Só teremos um modelo de desenvolvimento sustentável se houver ampla reflexão sobre a felicidade e sobre o que precisamos para sermos felizes.
Por Oded Grajew*
A maioria dos cientistas e dos indicadores nos mostra que o atual modelo de desenvolvimento está esgotando os recursos naturais, aquecendo o planeta, dizimando a biodiversidade, derrubando nossas florestas, transformando terras férteis em desertos, poluindo o ar e as águas, aumentando a desigualdade, incentivando o desemprego e os empregos precários, fomentando a competição e a violência, solapando a democracia e a confiança nas instituições e nos governos e piorando a qualidade de vida, no campo e nas cidades.
Foi vendida a ideia de que o caminho da felicidade passa pelo consumo, pela aquisição da roupa de grife, do carro do ano, do último modelo de celular ou do eletrodoméstico. É o consumo e o acúmulo de bens sem limites e nunca saciados que propulsionam esse modelo suicida de desenvolvimento.
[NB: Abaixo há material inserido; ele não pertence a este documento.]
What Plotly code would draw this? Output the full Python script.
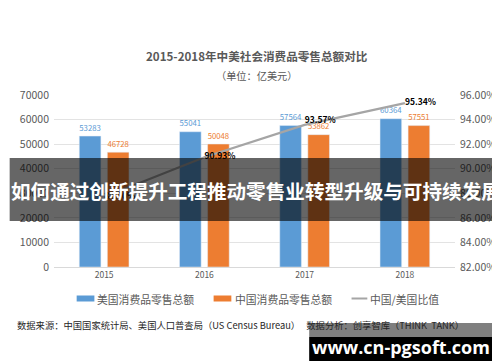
import plotly.graph_objects as go

years = ["2015", "2016", "2017", "2018"]
us_sales = [53283, 55041, 57564, 60364]
cn_sales = [46728, 50048, 53862, 57551]
ratio_pct = [87.70, 90.93, 93.57, 95.34]
left_ticks = [0, 10000, 20000, 30000, 40000, 50000, 60000, 70000]
right_ticks = [82, 84, 86, 88, 90, 92, 94, 96]

BLUE = "#5b9bd5"
ORANGE = "#ed7d31"
GRAY = "#a5a5a5"
TXT = "#595959"
FONT = "Noto Sans CJK SC"

W, H = 500, 362
L, R, T, B = 45, 452, 87, 259


def px(x):
    return (x - L) / (R - L)


def py(y):
    return (B - y) / (B - T)


fig = go.Figure()
fig.add_trace(go.Bar(
    x=years, y=us_sales, name="美国消费品零售总额", marker_color=BLUE,
    text=us_sales, textposition="outside", cliponaxis=False,
    textfont=dict(color=BLUE, size=9.5, family=FONT),
))
fig.add_trace(go.Bar(
    x=years, y=cn_sales, name="中国消费品零售总额", marker_color=ORANGE,
    text=cn_sales, textposition="outside", cliponaxis=False,
    textfont=dict(color=ORANGE, size=9.5, family=FONT),
))
fig.add_trace(go.Scatter(
    x=years, y=ratio_pct, name="中国/美国比值", yaxis="y2", mode="lines+text",
    line=dict(color=GRAY, width=2.2),
    text=[f"{v:.2f}%" for v in ratio_pct],
    textposition=["middle right", "middle right", "top right", "middle right"],
    textfont=dict(color="#000000", size=8.5, family=FONT, weight="bold"),
    cliponaxis=False,
))

fig.update_layout(
    width=W, height=H,
    margin=dict(l=L, r=W - R, t=T, b=H - B, pad=0),
    paper_bgcolor="white", plot_bgcolor="white",
    showlegend=False,
    barmode="group", bargap=0.44, bargroupgap=0.23,
    font=dict(family=FONT, color=TXT),
    xaxis=dict(
        type="category", showgrid=False, showline=True, linecolor="#d9d9d9",
        linewidth=1, ticks="", tickfont=dict(size=8.5, color=TXT),
    ),
    yaxis=dict(
        range=[0, 70000], tickvals=left_ticks, ticktext=[str(v) for v in left_ticks],
        showgrid=True, gridcolor="#e3e3e3", gridwidth=1, zeroline=False,
        tickfont=dict(size=10.5, color=TXT), ticklabelstandoff=4,
    ),
    yaxis2=dict(
        range=[82, 96], overlaying="y", side="right",
        tickvals=right_ticks, ticktext=[f"{v:.2f}%" for v in right_ticks],
        showgrid=False, zeroline=False,
        tickfont=dict(size=10.5, color=TXT), ticklabelstandoff=4,
    ),
)

shapes = []
annotations = []


def note(x, y, text, size, color=TXT, xanchor="center", family=FONT):
    annotations.append(dict(x=px(x), y=py(y), xref="paper", yref="paper", showarrow=False,
                            xanchor=xanchor, yanchor="middle", text=text,
                            font=dict(size=size, color=color, family=family)))


# titles
note(251, 48, "<b>2015-2018年中美社会消费品零售总额对比</b>", 11.6)
note(251, 67, "（单位：亿美元）", 10.2)

# custom legend
leg_y = 290.5
shapes.append(dict(type="rect", xref="paper", yref="paper", x0=px(68), x1=px(86),
                   y0=py(293.5), y1=py(287.5), fillcolor=BLUE, line=dict(width=0)))
shapes.append(dict(type="rect", xref="paper", yref="paper", x0=px(207), x1=px(225),
                   y0=py(293.5), y1=py(287.5), fillcolor=ORANGE, line=dict(width=0)))
shapes.append(dict(type="line", xref="paper", yref="paper", x0=px(347), x1=px(363),
                   y0=py(leg_y), y1=py(leg_y), line=dict(color=GRAY, width=2)))
for xs, label in [(87, "美国消费品零售总额"), (227, "中国消费品零售总额"), (364, "中国/美国比值")]:
    note(xs, leg_y, label, 10.8, xanchor="left")

# source line
note(5, 317, "数据来源：中国国家统计局、美国人口普查局（US Census Bureau）   数据分析：创享智库（THINK  TANK）",
     9.3, color="#262626", xanchor="left")

# overlay band
shapes.append(dict(type="rect", xref="paper", yref="paper", x0=px(0), x1=px(500),
                   y0=py(213), y1=py(150), fillcolor="rgba(0,0,0,0.6)",
                   line=dict(width=0), layer="above"))
note(250, 182, "<b>如何通过创新提升工程推动零售业转型升级与可持续发展</b>", 19.6, color="white")

# watermark
shapes.append(dict(type="rect", xref="paper", yref="paper", x0=px(304), x1=px(492),
                   y0=py(329), y1=py(315), fillcolor="rgba(0,0,0,0.5)",
                   line=dict(width=0), layer="above"))
shapes.append(dict(type="rect", xref="paper", yref="paper", x0=px(304), x1=px(492),
                   y0=py(353), y1=py(329), fillcolor="black",
                   line=dict(width=0), layer="above"))
note(397, 339, "<b>www.cn-pgsoft.com</b>", 18, color="white", family="Open Sans")

fig.update_layout(shapes=shapes, annotations=annotations)
fig.write_html("out.html")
A Rede Nossa São Paulo desenvolveu o Irbem (Indicadores de Referência de Bem-Estar nos Municípios) para avaliar a qualidade de vida nas cidades. Para montar os indicadores, a perguntou-se aos habitantes quais seriam os itens importantes para sua qualidade de vida.
A maioria respondeu que a felicidade é ter uma boa, carinhosa e fraterna convivência com a família, os amigos e a comunidade; uma relação amorosa saudável; equilíbrio entre trabalho e vida pessoal; acesso a educação e transporte público de qualidade; proximidade da natureza; frequentar cinema, espetáculos, teatros e museus; hospital e posto de saúde perto de casa; melhor convivência com animais; vida espiritual rica; prática de atividades físicas; ações comunitárias e a chance de viver numa sociedade solidária e segura (veja a pesquisa completa em www.nossasaopaulo.org.br).
É claro que condições materiais razoáveis de vida são importantes, e é fundamental que as políticas públicas objetivem proporcionar essa realidade para todos. Mas centrar a felicidade no consumo e no acúmulo de bens é insustentável.
Ao olhar todos os apelos que hoje relacionam consumo à felicidade, é de se perguntar: como fizeram antigas gerações, antes de todas essas invenções, para serem felizes? Como fazem as pessoas sem carros ou sem últimos modelos para serem felizes? Por que muitas pessoas que têm todos esses bens são infelizes?
Em vez de promovermos investimentos e empregos em atividades artísticas, culturais e educacionais que favoreçam a saúde e o bem-estar, apoiem idosos, pessoas com deficiência, crianças e populações menos favorecidas, priorizem o transporte público de qualidade, preservem a natureza e apostem na pesquisa médica e no desenvolvimento de energias sustentáveis, concentramos nossos esforços em produzir bens de consumo que rapidamente tornamos obsoletos para podermos, enfim, consumir suas novas versões.
Só teremos um modelo de desenvolvimento sustentável que preserve o planeta, reduza a desigualdade e promova a paz, a solidariedade e a qualidade de vida das pessoas e das futuras gerações se houver uma ampla reflexão pessoal e coletiva sobre a felicidade, sobre o que realmente precisamos para sermos felizes. E se essa reflexão pautar a vida das pessoas, empresas, instituições e governos.
* Oded Grajew é coordenador-geral da Rede Nossa São Paulo e presidente emérito do Instituto Ethos.
Texto publicado originalmente no jornal Folha de S.Paulo, em 20 de novembro de 2013.